Отсюда, опираясь на космологию платоновского «Тимея», Булгаков приходит и к понятию материи. Как бытие, погруженное в водоворот возникновения и уничтожения, являющее собой непрерывную цепь переходов и превращений, тварное бытие есть «бывание» (to gignomenon). Но за множественностью и многоликостью бывания приходится с необходимостью предполагать некую единую подоснову, в лоне которой и из которой только и могут совершаться все возникновения и превращения тварных феноменов. Эта универсальная подоснова (hypodoche, «субстрат») бывания, из которой непосредственно возникает все возникающее, все вещи мира, и есть материя. Булгаков принимает положения античной традиции, касающиеся материи. Материя — «третий род», необходимо присутствующий в картине бытия наряду с вещами чувственного мира и их идеальными первообразами, идеями. Она есть неоформленная, неопределенная, неуловимая «первоматерия», materia prima — потенциально сущее, способность выявления в чувственном. Наконец, в своем онтологическом существе она, как и тварное бытие вообще, есть, очевидно, меон, «бытие — небытие». Однако многие из важнейших для Булгакова свойств и сторон материи далеко не охватываются этими общими представлениями. Они связаны в первую очередь с рождающею, производящей ролью материи. В этом своем аспекте она выступает как «Великая Матерь-Земля» — мифологема, присущая древним языческим культам Греции и Востока (Деметра, Иштар, Кибела), а, по Булгакову, также и библейскому креационизму («земля» первых стихов Книги Бытия). «Земля» и «мать» — ключевые определения материи у Булгакова, выражающие ее зачинающую и родящую силу, ее плодотворность и плодоносность. Земля «насыщена безграничными возможностями»; она есть «все-материя, ибо в ней потенциально заключено все» [11]. Конечно, лишь после Бога и лишь вследствие неточного Божия «да будет», но все же материя в своих пределах сама есть некое творческое начало: вслед за Григорием Нисским Булгаков утверждает, что после изначального творческого акта Бога дальнейшее развертывание всего многообразия тварного бытия совершается при непременном и творческом участии уже самой материи, самой «земли». Как мы увидим ниже, эти творческие потенции материи находят у Булгакова особое обоснование в учении о Софии, а их специфический характер раскрывается глубже в его метафизике пола, через отождествление материи с женственной, женской стихией, оплодотворяемой мужским началом — Логосом — и зачинающей от Него.
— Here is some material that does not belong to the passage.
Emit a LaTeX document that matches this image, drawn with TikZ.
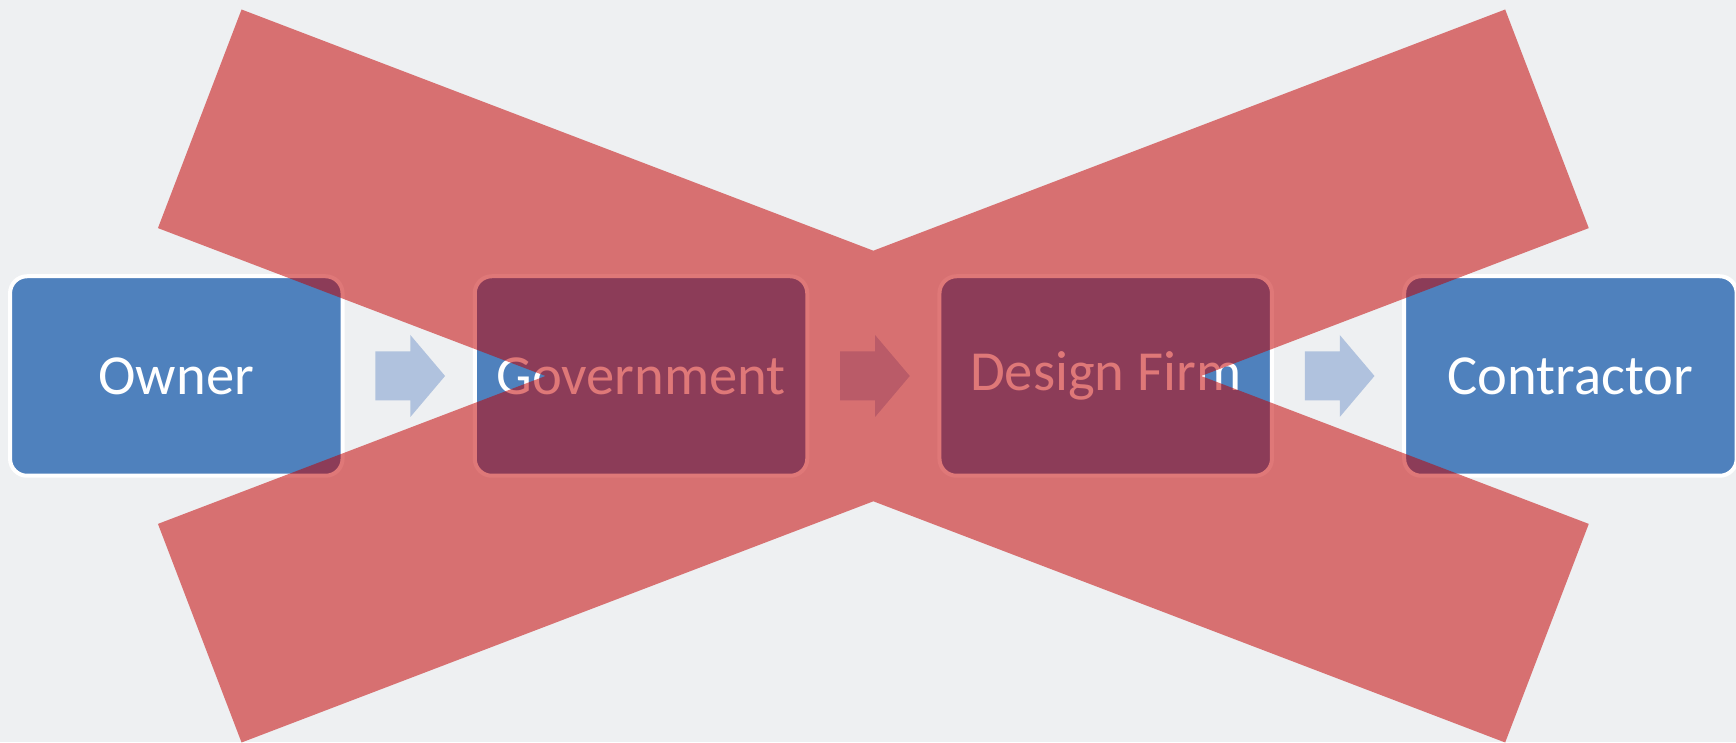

Признание либо непризнание самостоятельных творческих потенций в материи проводит глубокий водораздел между различными учениями и в древней, и в новой философии. Понятно, что учения материалистические и идеалистические лежат по разные стороны этого водораздела; позиция же Булгакова весьма характерным образом оказывается ближе к материализму. В этом важном пункте Булгаков отходит от платоновского учения о материи, отвергая присущее ему представление о пустой, бескачественной «материи вообще», и одновременно сближается с позицией орфиков и стоиков [12]. Он полагает, что греческий идеализм, равно как идеализм позднейший, знают лишь обедненное, чисто негативное понятие материи как ущербности и «убыли» бытия, «бытийного минуса», а отсюда приходят и к ложному принижению материи, как бы гнушаясь ею, что характерно в особенности для неоплатонизма и что Булгаков в свете российских дискуссий эпохи «Вех» расценивает как «интеллигентски-декадентское» отношение к материи и к жизни. В противоположность этому «материализм… живым чувством земли («материи») выгодно отличается от идеализма» [13].